A onda populista global é um dos maiores desafios para as empresas e pode gerar uma nova crise financeira no mundo, diz William Boulding, reitor da escola de negócios americana Fuqua, da Duke University. "O populismo congela a atividade (econômica) e pode conduzir a uma crise de liquidez no sistema financeiro, pois defende a ideia de se recuar na economia global", disse Boulding ao jornal O Estado de S. Paulo. Em recente visita ao Brasil, ele acrescentou que, para reverter essa tendência, as escolas de negócios precisam criar líderes preocupados com a sociedade.
O Brasil e o mundo estão polarizados. Empresas devem adotar posições nesse cenário?
O melhor para a empresa é adotar posturas que sejam consistentes com seus valores. Nos EUA, muitas empresas entendem que inovação está ligada a uma força de trabalho diversa. Assim, se a empresa tem o ambiente de trabalho de inclusão e diversidade como um de seus principais valores e acontece algo na sociedade que sugere a marginalização de um grupo, muitas companhias escolhem dizer que isso é inconsistente com negócios.
A incerteza política pode ser considerada um dos principais desafios para o mundo empresarial hoje?
É improvável que vejamos o mesmo tipo de crise da de 2008, mas, quando a pergunta é quais os possíveis gatilhos para uma nova crise, (uma das respostas é) o crescimento do populismo no mundo. O populismo funciona contra a habilidade empresarial de fazer investimentos significativos, congela a atividade e pode conduzir a uma crise de liquidez no sistema financeiro, pois defende a ideia de se recuar na economia global. Há um risco significativo para as empresas se quiserem culpá-las porque as vidas não estão melhorando para todo mundo.
As empresas podem fazer algo para diminuir esse risco?
Sim. O crescimento do nacionalismo, a eleição de alguns indivíduos aqui (no Brasil) e em todo o mundo, é uma resposta ao sentimento de que o modelo global de negócios não está funcionando para todos. Você pode dizer que a eleição aqui foi uma resposta aos escândalos de corrupção nos negócios e na política. Nos EUA, pode dizer que as pessoas sentiam que havia sido deixadas para trás pela economia global, com a mudança de linhas de produção americanas para outros países. Para as escolas de negócios, isso significa que precisamos produzir líderes que entendam o papel dos negócios na sociedade, que tenham responsabilidades não só com lucros, mas também se perguntem como fazer a sociedade melhor, como criar empregos, como melhorar a vida dos clientes e dos funcionários.
Há líderes pensando assim?
Com certeza. Tim Cook (presidente da Apple e ex-aluno da Fuqua) é um exemplo. A Apple acredita na conectividade global e vê valor nisso. Eles dão importância à transparência na cadeia logística global: se preocupam em ter certeza de que, quando uma pessoa compra um celular, ela sabe o que está por trás desse produto.

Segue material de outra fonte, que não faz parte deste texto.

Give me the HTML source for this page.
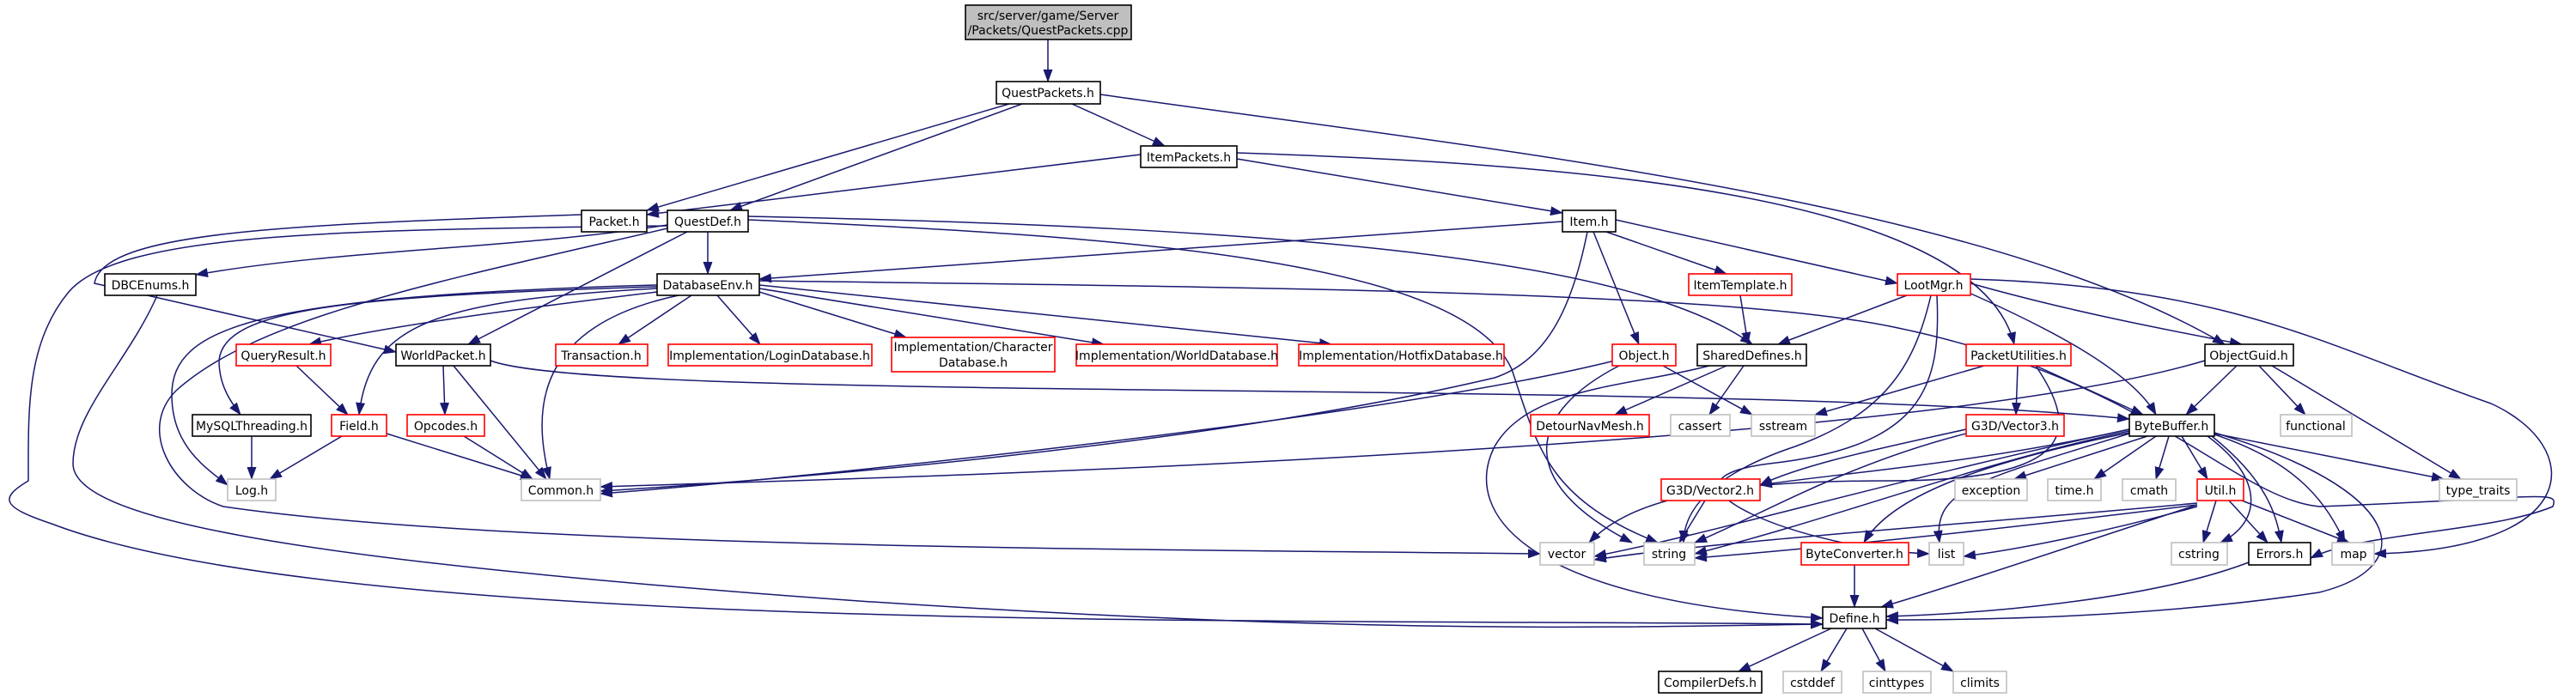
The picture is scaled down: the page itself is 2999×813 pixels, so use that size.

Mas, há alguns anos, vimos vários casos de suicídios entre funcionários da Foxxconn, fabricante iPhones para a Apple...
Essa informação permitiu mudanças significativas. Eles sentiram que tinham uma responsabilidade com a sociedade. A visão de Tim Cook é que eles têm responsabilidade de criar valor para todas as pessoas envolvidas e que a empresa não será lucrativa no longo prazo se não for assim. Tim é um bom exemplo de alguém que tem voz ativa sobre mudanças climáticas, sobre transparência na cadeia de suprimentos, sobre privacidade e contra leis que marginalizam imigrantes ou a comunidade LGBTQ. As empresas não são capazes de atrair os melhores talentos se não oferecerem oportunidade para o funcionário fazer algo significativo para sua vida. Elas não serão capazes de continuar operando se a comunidade não confiar que elas estão investindo e criando empregos melhores. Isso é consistente com a maximização de lucros no longo prazo, além de ser consciência social.
Por que tantos líderes empresariais estão migrando para a política, tanto no Brasil como no exterior? Há algo além de uma insatisfação global com os políticos?
Um dos grandes avanços nas escolas de negócios é a ideia de que alguns princípios de gestão do setor privado são relevantes no setor público e no terceiro setor, como a disciplina na alocação de recursos. Mas os líderes empresariais também fazem algo que parece que políticos não são mais capazes de fazer: unir as pessoas por um bem comum. No mundo político, é muito difícil encontrar pessoas que se unam com um único propósito. No mundo dos negócios, isso acontece o tempo todo, você une pessoas que são largamente diferentes e faz com que elas achem as vantagens dessas diferenças, trabalhem com um propósito e atinjam um resultado ótimo. As informações são do jornal O Estado de S. Paulo.